In holding the case open for further discovery, the Court ponders, "There is an intriguing question left unanswered; if defendant’s proofs are found credible, what is the appropriate remedy? Surely, forgiveness of the entire loan seems not only draconian but without support in New Jersey case law. That issue, as with many others, shall be left for future consideration."

***

In D'Agostino v. Maldonado, New Jersey's Supreme Court held that victims of illegal mortgage-rescue schemes may recover damages under the Consumer Fraud Act, even where their homes have been returned to them.  Specifically, ""When an unconscionable commercial practice has caused the plaintiff to lose money or other property, that loss can satisfy both the 'ascertainable loss' element of the CFA claim and constitute 'damages sustained' for purposes of the remedy imposed under the CFA[.]"

Here, "plaintiff Anthony D’Agostino contacted defendant and, according to trial testimony, requested his assistance. Plaintiff Anthony D’Agostino testified that the parties verbally agreed on a relatively simple transaction: plaintiffs would pay defendant $40,000, and defendant would repair the property and use rental payments from tenants to bring the mortgage on the Property current.

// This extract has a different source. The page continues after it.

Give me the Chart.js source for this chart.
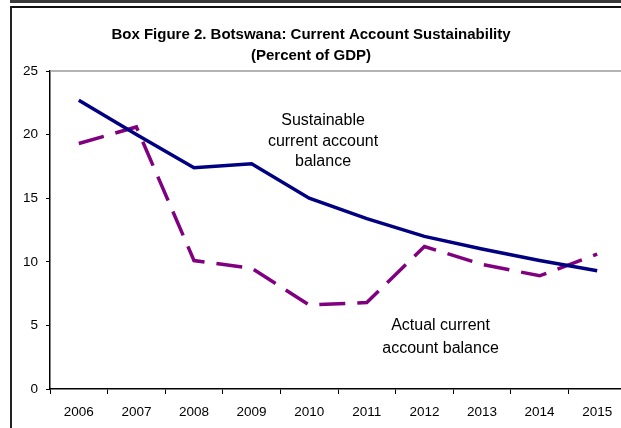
<!DOCTYPE html>
<html>
<head>
<meta charset="utf-8">
<script src="https://cdn.jsdelivr.net/npm/chart.js@4"></script>
<style>
  html, body { margin: 0; padding: 0; background: #fff; overflow: hidden; }
  #wrap { position: relative; width: 621px; height: 428px; overflow: hidden; }
  #band { position: absolute; left: 10px; top: 0; width: 611px; height: 3px; background: #3a3a3a; }
  #frame { position: absolute; left: 10px; top: 6px; width: 620px; height: 430px;
           border-left: 2px solid #222; border-top: 2px solid #111; }
  #chartBox { position: absolute; left: 0; top: 0; width: 680px; height: 428px; }
</style>
</head>
<body>
<div id="wrap">
  <div id="band"></div>
  <div id="frame"></div>
  <div id="chartBox"><canvas id="caChart" width="680" height="428"></canvas></div>
</div>
<script>
// Box Figure 2. Botswana: Current Account Sustainability (Percent of GDP)
const years = ['2006', '2007', '2008', '2009', '2010', '2011', '2012', '2013', '2014', '2015'];
const sustainable = [22.7, 20.0, 17.4, 17.7, 15.0, 13.4, 12.0, 11.0, 10.1, 9.3];
const actual = [19.3, 20.6, 10.1, 9.5, 6.6, 6.8, 11.2, 9.8, 8.9, 10.6];
const yTicks = [0, 5, 10, 15, 20, 25];

const titleLines = ['Box Figure 2. Botswana: Current Account Sustainability', '(Percent of GDP)'];
// annotation text, anchored in data units (category index, value)
const sustainableLabel = ['Sustainable', 'current account', 'balance'];
const actualLabel = ['Actual current', 'account balance'];

const textPlugin = {
    id: 'textPlugin',
    afterDraw(chart) {
        const c = chart.ctx;
        const area = chart.chartArea;
        const xs = chart.scales.x, ys = chart.scales.y;

        // top border of the plot area
        c.save();
        c.strokeStyle = '#9a9a9a';
        c.lineWidth = 1.5;
        c.beginPath();
        c.moveTo(area.left, area.top);
        c.lineTo(area.right, area.top);
        c.stroke();

        c.fillStyle = '#000';
        c.textAlign = 'center';
        c.textBaseline = 'middle';
        c.font = 'bold 15px "Liberation Sans", Arial, sans-serif';
        c.fillText(titleLines[0], 311, 35);
        c.fillText(titleLines[1], 311, 56);

        c.font = '16px "Liberation Sans", Arial, sans-serif';
        const sx = xs.getPixelForValue(4.24), sy = ys.getPixelForValue(21.1);
        sustainableLabel.forEach((t, i) => c.fillText(t, sx, sy + i * 20.5));
        const ax = xs.getPixelForValue(6.28), ay = ys.getPixelForValue(5.0);
        actualLabel.forEach((t, i) => c.fillText(t, ax, ay + i * 23));
        c.restore();
    }
};

const ctx = document.getElementById('caChart').getContext('2d');
const chart = new Chart(ctx, {
    type: 'line',
    data: {
        labels: years,
        datasets: [{
            label: 'Sustainable current account balance',
            data: sustainable,
            borderColor: '#000080',
            borderWidth: 3.5,
            pointRadius: 0,
            tension: 0,
            fill: false
        }, {
            label: 'Actual current account balance',
            data: actual,
            borderColor: '#800080',
            borderWidth: 3.5,
            borderDash: [26, 12],
            pointRadius: 0,
            tension: 0,
            fill: false
        }]
    },
    options: {
        responsive: false,
        animation: false,
        layout: { padding: { left: 0, top: 71, right: 54, bottom: 0 } },
        plugins: {
            legend: { display: false },
            title: { display: false },
            tooltip: { enabled: false }
        },
        scales: {
            x: {
                offset: true,
                grid: { display: true, drawOnChartArea: false, offset: true, tickLength: 5, color: '#000' },
                border: { color: '#000', width: 1.5 },
                ticks: { color: '#000', font: { family: '"Liberation Sans", Arial, sans-serif', size: 13.5 }, padding: 10, maxRotation: 0 },
                afterFit(scale) { scale.height = 39; }
            },
            y: {
                min: 0,
                max: 25,
                afterBuildTicks(scale) { scale.ticks = yTicks.map(v => ({ value: v })); },
                grid: { display: true, drawOnChartArea: false, tickLength: 4, color: '#000' },
                border: { color: '#000', width: 1.5 },
                ticks: { color: '#000', font: { family: '"Liberation Sans", Arial, sans-serif', size: 13.5 }, padding: 8 },
                afterFit(scale) { scale.width = 50; }
            }
        }
    },
    plugins: [textPlugin]
});
</script>
</body>
</html>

"The documents prepared by defendant to memorialize their agreement, however, proposed a transaction far more complex than the proposed basic service agreement that had been discussed. Defendant prepared five documents: a Letter of Agreement, an Agreement and Declaration of Trust, a Warranty Deed to Trustee, an Assignment of Beneficial Interest in Trust and an Option Agreement. By the execution of these documents, a trust was created, with defendant named the sole Trustee. For consideration of ten dollars, plaintiffs conveyed their interest in the Property to defendant in his capacity as Trustee. Although plaintiffs were no longer the property owners, the documents provided that defendant had the authority to collect rents, make repairs, pay the mortgage and pay property taxes, and that Denise D’Agostino would be personally liable to pay the mortgage balance. Defendant’s documents gave plaintiffs a one-year option to recover title to the Property by paying defendant $400,000. According to the trial court’s findings, plaintiffs signed the papers without reading them or consulting an attorney.


"Defendant anticipated substantial profit from rental payments. He negotiated a new payment agreement with the lender holding the mortgage. According to defendant’s testimony, however, he soon found that the rental payments were insufficient to cover the increased mortgage payments due under the revised agreement, and he realized that he would have to contribute his own funds to pay the mortgage. On March 28, 2008, defendant prepared a quitclaim deed which transferred full interest in the Property to defendant. Plaintiffs then executed the quitclaim deed. Although the quitclaim deed recited that defendant paid $360,000 for this interest, he did not pay any money to plaintiffs in consideration for the transfer."

Although all Justices agreed that the Defendant violated the CFA, the D'Agostino Court was split as to whether Plaintiff was entitled to further damages pursuant to the CFA after being restored to his initial position.